Here are a few examples from my portfolio. The subtitles are listed in bold letters.
- “Why Do You Hate Yourself So Much?” And here you thought there were no stupid questions.
- I Made a Facebook Post That Had the Police Knocking on My Door Ever wonder what happens when somebody reports depressed content on Facebook? I do.
- I Had A Threesome And It Was Awkward AF But I’m so glad I went through with it anyway.
- Twenty, Married, and Still a Virgin
Growing up an evangelical kept me chaste well into my marriage
- A Diary of Unsolicited Advice From Men Things men tell women but would never say to each other.
- What To Do If You Ever Feel Like You’ve Wasted Your Life
5 things that helped me get back on track.
7. Don’t Rely on Headline Analyzers or Generators
Notice I say don’t rely upon those tools. If you find such writing tools help you write better, of course, do your thing and ignore me. Personally though, I find these tools to be stifling and I think they often encourage you to focus on the wrong things.

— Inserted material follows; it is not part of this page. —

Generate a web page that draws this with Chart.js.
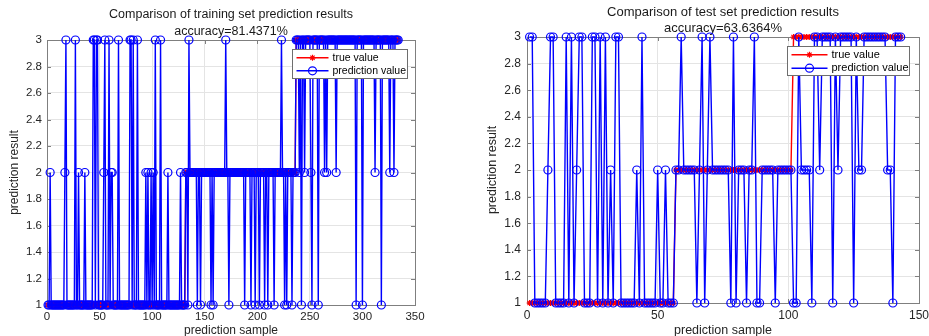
<!DOCTYPE html>
<html>
<head>
<meta charset="utf-8">
<script src="https://cdn.jsdelivr.net/npm/chart.js@4.4.0/dist/chart.umd.min.js"></script>
<style>
  html, body { margin: 0; padding: 0; background: #fff; overflow: hidden; width: 929px; height: 336px; }
  canvas { position: absolute; top: 0; }
  #trainChart { left: 0; }
  #testChart { left: 460px; }
</style>
</head>
<body>
<canvas id="trainChart" width="462" height="340"></canvas>
<canvas id="testChart" width="526" height="340"></canvas>
<script>
"use strict";

// values, one digit per sample (spaces only group by 10)
const digits = (s) => s.replace(/\s/g, "").split("").map(Number);

const trainTrue = digits(
  "1111111111 1111111111 1111111111 1111111111 1111111111 " +
  "1111111111 1111111111 1111111111 1111111111 1111111111 " +
  "1111111111 1111111111 1111111111 1222222222 2222222222 " +
  "2222222222 2222222222 2222222222 2222222222 2222222222 " +
  "2222222222 2222222222 2222222222 2222223333 3333333333 " +
  "3333333333 3333333333 3333333333 3333333333 3333333333 " +
  "3333333333 3333333333 3333333333 3333"
);
const trainPred = digits(
  "1121111111 1111112311 1111113112 1111121111 1113313311 " +
  "1112311131 2211111311 1111111133 1311131111 1112121121 " +
  "2131111311 1111211111 1111112111 1221322222 2212212222 " +
  "2222212122 2222222223 2212222222 2222222122 2221222122 " +
  "2122221221 2222212222 2232212122 2212223332 3133233333 " +
  "2133333133 3332323333 3333233333 3333333333 3331333331 " +
  "3333333333 3233333133 3333323332 3333"
);
const testTrue = digits(
  "1111111111 1111111111 1111111111 1111111111 1111111111 " +
  "1111112222 2222222222 2222222222 2222222222 2222222222 " +
  "2333333333 3333333333 3333333333 3333333333 333"
);
const testPred = digits(
  "3311111233 1111313123 3111331313 1213311111 1213111112 " +
  "1121112232 2222123123 2222222131 2221223112 2222122222 " +
  "2113222213 3233331323 3333132233 3333333221 333"
);

const trainXTicks = [0, 50, 100, 150, 200, 250, 300, 350];
const testXTicks = [0, 50, 100, 150];
const yTicks = [1, 1.2, 1.4, 1.6, 1.8, 2, 2.2, 2.4, 2.6, 2.8, 3];
const seriesLabels = ["true value", "prediction value"];

const FONT = "'Liberation Sans', Arial, Helvetica, sans-serif";
Chart.defaults.font.family = FONT;

// matlab style axes box with inward ticks
const matlabBox = {
  id: "matlabBox",
  beforeDatasetsDraw(chart) {
    const { ctx, chartArea: a, scales } = chart;
    const tl = 4;
    ctx.save();
    ctx.strokeStyle = "#7f7f7f";
    ctx.lineWidth = 1;
    ctx.strokeRect(a.left + 0.5, a.top + 0.5, a.right - a.left, a.bottom - a.top);
    ctx.beginPath();
    scales.x.ticks.forEach((t) => {
      const px = Math.round(scales.x.getPixelForValue(t.value)) + 0.5;
      ctx.moveTo(px, a.bottom);
      ctx.lineTo(px, a.bottom - tl);
      ctx.moveTo(px, a.top);
      ctx.lineTo(px, a.top + tl);
    });
    scales.y.ticks.forEach((t) => {
      const py = Math.round(scales.y.getPixelForValue(t.value)) + 0.5;
      ctx.moveTo(a.left, py);
      ctx.lineTo(a.left + tl, py);
      ctx.moveTo(a.right, py);
      ctx.lineTo(a.right - tl, py);
    });
    ctx.stroke();
    ctx.restore();
  },
};

const matlabLegend = {
  id: "matlabLegend",
  afterDraw(chart, args, opts) {
    const { ctx, chartArea: a } = chart;
    const x0 = Math.round(a.right - opts.right - opts.width) + 0.5;
    const y0 = Math.round(a.top + opts.top) + 0.5;
    ctx.save();
    ctx.fillStyle = "#fff";
    ctx.fillRect(x0, y0, opts.width, opts.height);
    ctx.strokeStyle = "#6e6e6e";
    ctx.lineWidth = 1;
    ctx.strokeRect(x0, y0, opts.width, opts.height);

    chart.data.datasets.forEach((ds, i) => {
      const cy = y0 + opts.rows[i];
      const lx = x0 + 4;
      const mx = lx + opts.lineLen / 2;
      ctx.strokeStyle = ds.borderColor;
      ctx.lineWidth = ds.borderWidth;
      ctx.beginPath();
      ctx.moveTo(lx, cy);
      ctx.lineTo(lx + opts.lineLen, cy);
      ctx.stroke();
      ctx.lineWidth = ds.pointBorderWidth;
      ctx.beginPath();
      if (ds.pointStyle === "circle") {
        ctx.arc(mx, cy, ds.pointRadius, 0, Math.PI * 2);
      } else {
        const r = ds.pointRadius;
        const d = r * Math.SQRT1_2;
        ctx.moveTo(mx - r, cy); ctx.lineTo(mx + r, cy);
        ctx.moveTo(mx, cy - r); ctx.lineTo(mx, cy + r);
        ctx.moveTo(mx - d, cy - d); ctx.lineTo(mx + d, cy + d);
        ctx.moveTo(mx - d, cy + d); ctx.lineTo(mx + d, cy - d);
      }
      ctx.stroke();
      ctx.fillStyle = "#000";
      ctx.font = opts.fontSize + "px " + FONT;
      ctx.textBaseline = "middle";
      ctx.textAlign = "left";
      ctx.fillText(ds.label, lx + opts.lineLen + 4, cy);
    });
    ctx.restore();
  },
};

const toPoints = (vals) => vals.map((v, i) => ({ x: i + 1, y: v }));

function buildChart(canvasId, cfg) {
  const ctx = document.getElementById(canvasId).getContext("2d");

  const chartConfig = {
    type: "line",
    data: {
      datasets: [
        {
          label: seriesLabels[0],
          data: toPoints(cfg.trueVals),
          borderColor: "#ff0000",
          pointBorderColor: "#ff0000",
          pointBackgroundColor: "#ff0000",
          pointStyle: "star",
          pointRadius: 3,
          pointBorderWidth: 1.2,
          borderWidth: 1.4,
          order: 1,
          clip: false,
        },
        {
          label: seriesLabels[1],
          data: toPoints(cfg.predVals),
          borderColor: "#0000ff",
          pointBorderColor: "#0000ff",
          pointBackgroundColor: "rgba(0,0,0,0)",
          pointStyle: "circle",
          pointRadius: 4,
          pointBorderWidth: 1.2,
          borderWidth: 1.4,
          order: 0,
          clip: false,
        },
      ],
    },
    options: {
      responsive: false,
      animation: false,
      devicePixelRatio: 1,
      layout: { padding: 0 },
      plugins: {
        legend: { display: false },
        tooltip: { enabled: false },
        title: {
          display: true,
          text: cfg.title,
          color: "#1a1a1a",
          font: { size: cfg.titleSize, weight: "normal", lineHeight: cfg.titleLineHeight },
          padding: cfg.titlePadding,
        },
        matlabLegend: cfg.legend,
      },
      scales: {
        x: {
          type: "linear",
          min: 0,
          max: cfg.xMax,
          afterBuildTicks: (s) => {
            s.ticks = cfg.xTicks.map((v) => ({ value: v }));
          },
          afterFit: (s) => {
            s.height = cfg.xAxisHeight;
          },
          ticks: {
            color: "#262626",
            padding: cfg.xTickPad,
            maxRotation: 0,
            autoSkip: false,
            font: { size: cfg.tickSize },
            callback: (v) => String(v),
          },
          grid: { color: "#e4e4e4", drawTicks: false },
          border: { display: false },
          title: {
            display: true,
            text: "prediction sample",
            color: "#262626",
            font: { size: cfg.axisTitleSize },
            padding: { top: 0, bottom: cfg.xTitlePad },
          },
        },
        y: {
          min: 1,
          max: 3,
          afterBuildTicks: (s) => {
            s.ticks = yTicks.map((v) => ({ value: v }));
          },
          afterFit: (s) => {
            s.width = cfg.yAxisWidth;
          },
          ticks: {
            color: "#262626",
            padding: cfg.yTickPad,
            font: { size: cfg.tickSize },
            callback: (v) => String(Math.round(v * 10) / 10),
          },
          grid: { color: "#e4e4e4", drawTicks: false },
          border: { display: false },
          title: {
            display: true,
            text: "prediction result",
            color: "#262626",
            font: { size: cfg.axisTitleSize },
            padding: { top: cfg.yTitlePad, bottom: 0 },
          },
        },
        y2: {
          position: "right",
          grid: { display: false },
          ticks: { display: false },
          border: { display: false },
          afterFit: (s) => {
            s.width = cfg.rightMargin;
          },
        },
      },
    },
    plugins: [matlabBox, matlabLegend],
  };

  return new Chart(ctx, chartConfig);
}

buildChart("trainChart", {
  trueVals: trainTrue,
  predVals: trainPred,
  xMax: 350,
  xTicks: trainXTicks,
  title: ["Comparison of training set prediction results", "accuracy=81.4371%"],
  titleSize: 12.5,
  titleLineHeight: "17px",
  titlePadding: { top: 6, bottom: 0 },
  tickSize: 11.5,
  axisTitleSize: 12,
  xAxisHeight: 35,
  xTickPad: 5,
  xTitlePad: 1.8,
  yAxisWidth: 47,
  yTickPad: 5,
  yTitlePad: 7.8,
  rightMargin: 47,
  legend: { right: 8, top: 9, width: 115, height: 29, lineLen: 32, rows: [8.3, 21.3], fontSize: 10.5 },
});

buildChart("testChart", {
  trueVals: testTrue,
  predVals: testPred,
  xMax: 150,
  xTicks: testXTicks,
  title: ["Comparison of test set prediction results", "accuracy=63.6364%"],
  titleSize: 13,
  titleLineHeight: "16.3px",
  titlePadding: { top: 3.8, bottom: 0.6 },
  tickSize: 12,
  axisTitleSize: 12.5,
  xAxisHeight: 37,
  xTickPad: 5.8,
  xTitlePad: 1.5,
  yAxisWidth: 67,
  yTickPad: 6,
  yTitlePad: 25.5,
  rightMargin: 67,
  legend: { right: 10, top: 9, width: 122, height: 29, lineLen: 36, rows: [8.3, 21.7], fontSize: 11 },
});
</script>
</body>
</html>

For instance, most of those tools push for emotional headlines without regard for the duty to inform readers of the story topic. Or they don’t really say much of anything at all.
When you’re competing for a reader’s attention online, one of the worst things you can do is say nothing. Your writing needs to make a statement. And that statement starts with your headline.
8. Understand That the Headline Is Just One Part of the Whole
Headlines are a lot of fun for me, but I don’t always get them right. And you’re not doomed if you never get them right. You just need to approach the process differently.
These tips should help you do that.
Keep in mind that the headline is how you catch a reader’s attention (along with a great image), but your story is what gets them to stay and read the whole thing.
People complain a lot about “lazy writing,” or people who just “write for clicks.” But readers aren’t stupid. If your headline gets them to click, but the rest of your writing is bland or difficult to read, people won’t stay to read the whole thing.
Headlines are all about grabbing attention while setting the tone of your piece. But it will always be the way you tell your story that makes your readers stay.